## Required task
Copy all lines in which the word "this" can be found.

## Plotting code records
***
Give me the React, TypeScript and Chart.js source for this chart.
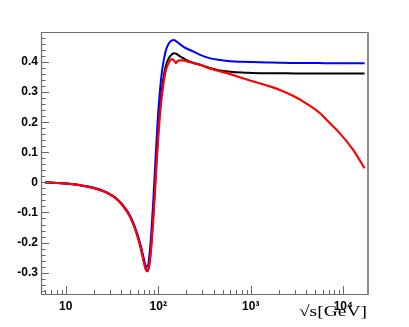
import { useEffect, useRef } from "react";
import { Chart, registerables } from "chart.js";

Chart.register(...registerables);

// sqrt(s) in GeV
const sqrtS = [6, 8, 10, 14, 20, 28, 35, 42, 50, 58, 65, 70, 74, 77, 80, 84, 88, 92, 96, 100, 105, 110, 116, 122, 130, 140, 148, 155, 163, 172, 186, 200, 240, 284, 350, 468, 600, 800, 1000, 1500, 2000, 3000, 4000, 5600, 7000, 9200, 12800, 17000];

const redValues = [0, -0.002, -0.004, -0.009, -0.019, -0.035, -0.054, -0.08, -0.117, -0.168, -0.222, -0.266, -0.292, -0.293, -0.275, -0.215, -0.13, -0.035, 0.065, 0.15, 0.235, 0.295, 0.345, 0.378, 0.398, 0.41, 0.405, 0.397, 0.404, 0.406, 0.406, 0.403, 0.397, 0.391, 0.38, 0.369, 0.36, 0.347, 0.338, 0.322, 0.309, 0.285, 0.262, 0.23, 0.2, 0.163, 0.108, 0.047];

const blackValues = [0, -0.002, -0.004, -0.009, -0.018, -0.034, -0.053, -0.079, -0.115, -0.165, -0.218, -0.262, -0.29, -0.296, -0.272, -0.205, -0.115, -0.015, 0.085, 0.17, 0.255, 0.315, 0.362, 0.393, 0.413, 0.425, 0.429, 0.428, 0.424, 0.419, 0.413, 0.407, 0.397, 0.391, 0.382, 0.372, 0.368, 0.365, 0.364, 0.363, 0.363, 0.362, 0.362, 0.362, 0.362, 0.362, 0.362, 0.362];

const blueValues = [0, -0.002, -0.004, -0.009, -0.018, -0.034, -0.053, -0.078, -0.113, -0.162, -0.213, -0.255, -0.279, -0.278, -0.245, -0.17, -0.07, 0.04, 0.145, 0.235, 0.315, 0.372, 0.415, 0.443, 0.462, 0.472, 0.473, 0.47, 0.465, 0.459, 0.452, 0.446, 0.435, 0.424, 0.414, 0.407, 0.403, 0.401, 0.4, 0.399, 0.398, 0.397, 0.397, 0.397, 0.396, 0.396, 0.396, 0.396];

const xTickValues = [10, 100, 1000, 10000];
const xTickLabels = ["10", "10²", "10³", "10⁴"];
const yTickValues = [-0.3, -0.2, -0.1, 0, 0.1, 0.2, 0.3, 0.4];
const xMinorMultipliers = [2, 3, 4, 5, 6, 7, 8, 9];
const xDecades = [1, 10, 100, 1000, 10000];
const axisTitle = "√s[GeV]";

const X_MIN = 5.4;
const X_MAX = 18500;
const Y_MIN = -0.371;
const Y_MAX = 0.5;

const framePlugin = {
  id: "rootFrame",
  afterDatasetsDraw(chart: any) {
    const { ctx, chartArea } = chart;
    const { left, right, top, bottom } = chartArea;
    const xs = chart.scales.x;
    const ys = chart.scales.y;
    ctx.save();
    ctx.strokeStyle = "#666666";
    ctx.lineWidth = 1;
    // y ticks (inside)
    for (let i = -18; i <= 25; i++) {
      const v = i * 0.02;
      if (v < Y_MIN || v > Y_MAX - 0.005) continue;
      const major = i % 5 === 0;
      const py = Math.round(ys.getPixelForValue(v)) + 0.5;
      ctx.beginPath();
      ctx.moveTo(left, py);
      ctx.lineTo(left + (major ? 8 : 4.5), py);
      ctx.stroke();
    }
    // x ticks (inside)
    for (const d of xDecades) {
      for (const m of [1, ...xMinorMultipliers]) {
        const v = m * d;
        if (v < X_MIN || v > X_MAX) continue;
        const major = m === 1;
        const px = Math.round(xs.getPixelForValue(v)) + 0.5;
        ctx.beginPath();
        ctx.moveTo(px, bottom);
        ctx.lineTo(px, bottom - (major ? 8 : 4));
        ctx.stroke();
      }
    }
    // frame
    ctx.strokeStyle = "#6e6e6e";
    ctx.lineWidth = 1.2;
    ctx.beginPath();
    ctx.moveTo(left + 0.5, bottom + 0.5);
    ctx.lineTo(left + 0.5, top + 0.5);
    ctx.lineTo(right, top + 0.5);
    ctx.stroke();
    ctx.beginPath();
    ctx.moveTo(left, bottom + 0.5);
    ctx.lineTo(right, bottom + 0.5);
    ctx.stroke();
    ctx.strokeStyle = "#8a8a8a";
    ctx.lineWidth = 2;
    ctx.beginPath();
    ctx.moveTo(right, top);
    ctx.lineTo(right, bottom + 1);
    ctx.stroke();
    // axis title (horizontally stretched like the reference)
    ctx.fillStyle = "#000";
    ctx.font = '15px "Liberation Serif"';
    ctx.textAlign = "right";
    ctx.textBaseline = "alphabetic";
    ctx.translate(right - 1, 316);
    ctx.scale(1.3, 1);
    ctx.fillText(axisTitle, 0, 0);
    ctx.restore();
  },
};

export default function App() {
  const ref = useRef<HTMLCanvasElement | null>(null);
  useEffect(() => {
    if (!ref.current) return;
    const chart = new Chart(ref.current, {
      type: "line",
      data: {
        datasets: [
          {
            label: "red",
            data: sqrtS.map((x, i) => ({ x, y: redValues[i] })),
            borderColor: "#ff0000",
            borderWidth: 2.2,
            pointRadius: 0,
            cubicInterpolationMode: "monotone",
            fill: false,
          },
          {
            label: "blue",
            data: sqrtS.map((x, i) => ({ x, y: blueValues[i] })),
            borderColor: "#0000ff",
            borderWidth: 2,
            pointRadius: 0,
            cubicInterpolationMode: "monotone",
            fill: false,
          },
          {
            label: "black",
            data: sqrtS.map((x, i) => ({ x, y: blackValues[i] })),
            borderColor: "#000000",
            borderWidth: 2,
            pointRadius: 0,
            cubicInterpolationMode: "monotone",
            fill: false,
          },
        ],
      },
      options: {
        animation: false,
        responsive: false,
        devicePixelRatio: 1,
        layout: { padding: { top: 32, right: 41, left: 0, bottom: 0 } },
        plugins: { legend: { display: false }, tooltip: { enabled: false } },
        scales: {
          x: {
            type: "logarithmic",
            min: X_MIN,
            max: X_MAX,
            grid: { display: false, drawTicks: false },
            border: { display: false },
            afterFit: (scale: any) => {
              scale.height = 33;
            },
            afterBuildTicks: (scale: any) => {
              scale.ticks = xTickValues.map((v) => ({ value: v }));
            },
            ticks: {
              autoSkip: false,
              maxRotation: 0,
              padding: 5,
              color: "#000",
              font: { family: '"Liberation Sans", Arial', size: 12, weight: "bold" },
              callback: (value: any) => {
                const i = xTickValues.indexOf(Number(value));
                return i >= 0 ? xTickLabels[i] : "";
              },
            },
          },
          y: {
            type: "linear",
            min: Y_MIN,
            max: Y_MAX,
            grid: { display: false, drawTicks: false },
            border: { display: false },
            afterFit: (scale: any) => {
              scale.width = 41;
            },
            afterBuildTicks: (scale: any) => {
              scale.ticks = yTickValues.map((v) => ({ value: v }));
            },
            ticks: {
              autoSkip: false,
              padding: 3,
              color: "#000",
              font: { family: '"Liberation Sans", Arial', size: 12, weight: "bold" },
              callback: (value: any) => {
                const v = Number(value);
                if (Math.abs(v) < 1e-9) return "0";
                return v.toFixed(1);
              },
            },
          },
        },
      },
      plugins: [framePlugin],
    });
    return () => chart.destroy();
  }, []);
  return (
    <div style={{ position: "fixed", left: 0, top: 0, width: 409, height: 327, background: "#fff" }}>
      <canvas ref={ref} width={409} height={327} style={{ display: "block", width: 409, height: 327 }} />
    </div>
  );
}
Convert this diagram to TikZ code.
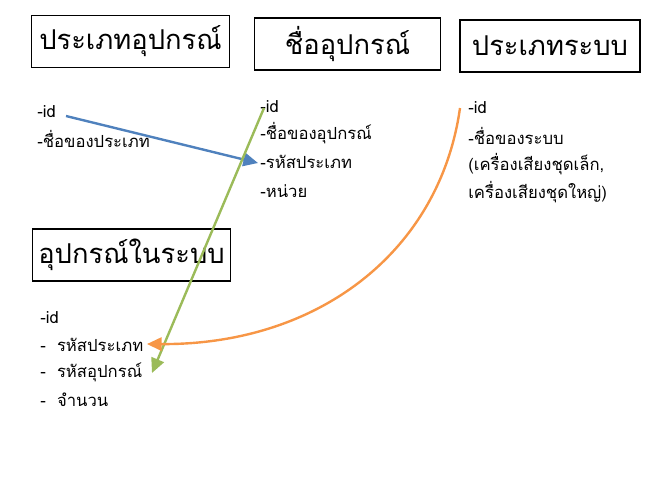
***
## Final result
Give me the React, TypeScript and Chart.js source for this chart.
Convert this diagram to TikZ code.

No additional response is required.